Video Transcript
In the given figure, triangle
𝐴𝐵𝐶 and 𝐵𝐶𝐷 have two equal sides and share one equal angle. Are triangles 𝐴𝐵𝐶 and 𝐵𝐶𝐷
congruent?
Let’s start by highlighting our
triangles. We have the slightly larger
triangle 𝐴𝐵𝐶 and then we have this slightly smaller triangle marked in orange,
𝐵𝐶𝐷. As we can clearly see, these are
different sizes and therefore would not be congruent. But as we indeed can see, we do
have some corresponding sides of equal length. And we do have a corresponding
angle of equal length. Perhaps we find some sort of
problem with the congruency rules. So let’s note down what we know
about each triangle and see if we can work out what’s happening.

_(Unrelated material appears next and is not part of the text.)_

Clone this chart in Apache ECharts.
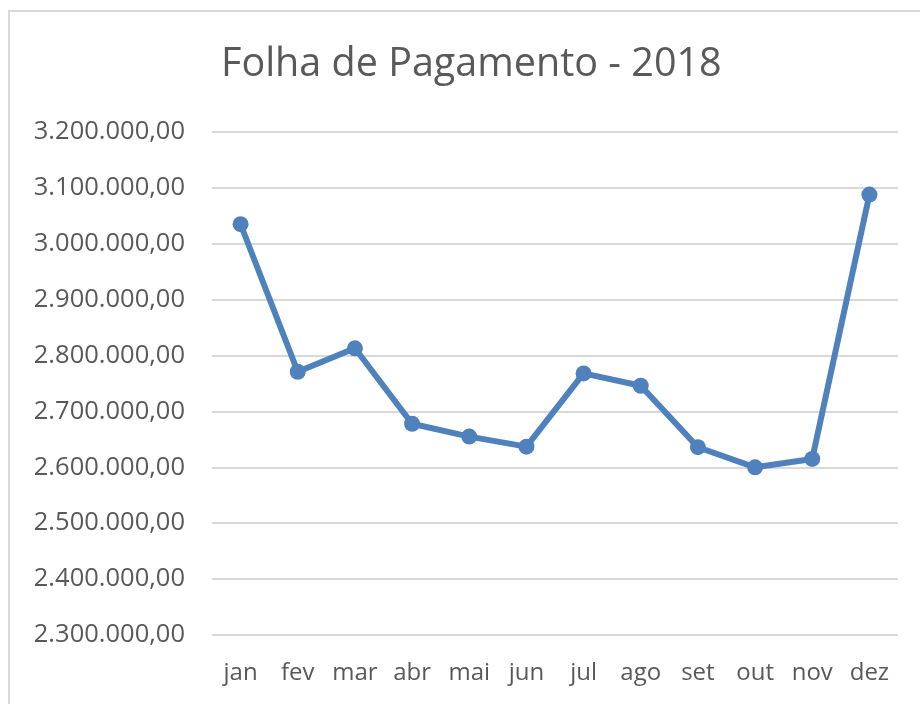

We can see in our diagram that we
have two lengths marked as two units, the length 𝐴𝐵 and the length 𝐵𝐷, which we
could then write as congruent. The line 𝐵𝐶 of length four occurs
in both triangles. Finally, we can see that we have a
common angle. The angle 𝐴𝐶𝐵 would be equal to
the angle 𝐵𝐶𝐷. It might be tempting then to say
that we have a congruency because of a real SSA. But in fact, this is not a
congruency rule. Because as we can see from our
diagram, we could in fact create two noncongruent triangles using two corresponding
pairs of sides congruent and a pair of corresponding angles congruent.
We could have used the congruency
rule SAS if the angle was included between the two sides. But it’s not in this diagram. So therefore, we can happily say
that our two triangles are not congruent. They didn’t look congruent. And even in the case of a badly
drawn diagram, we can’t prove that they’re congruent.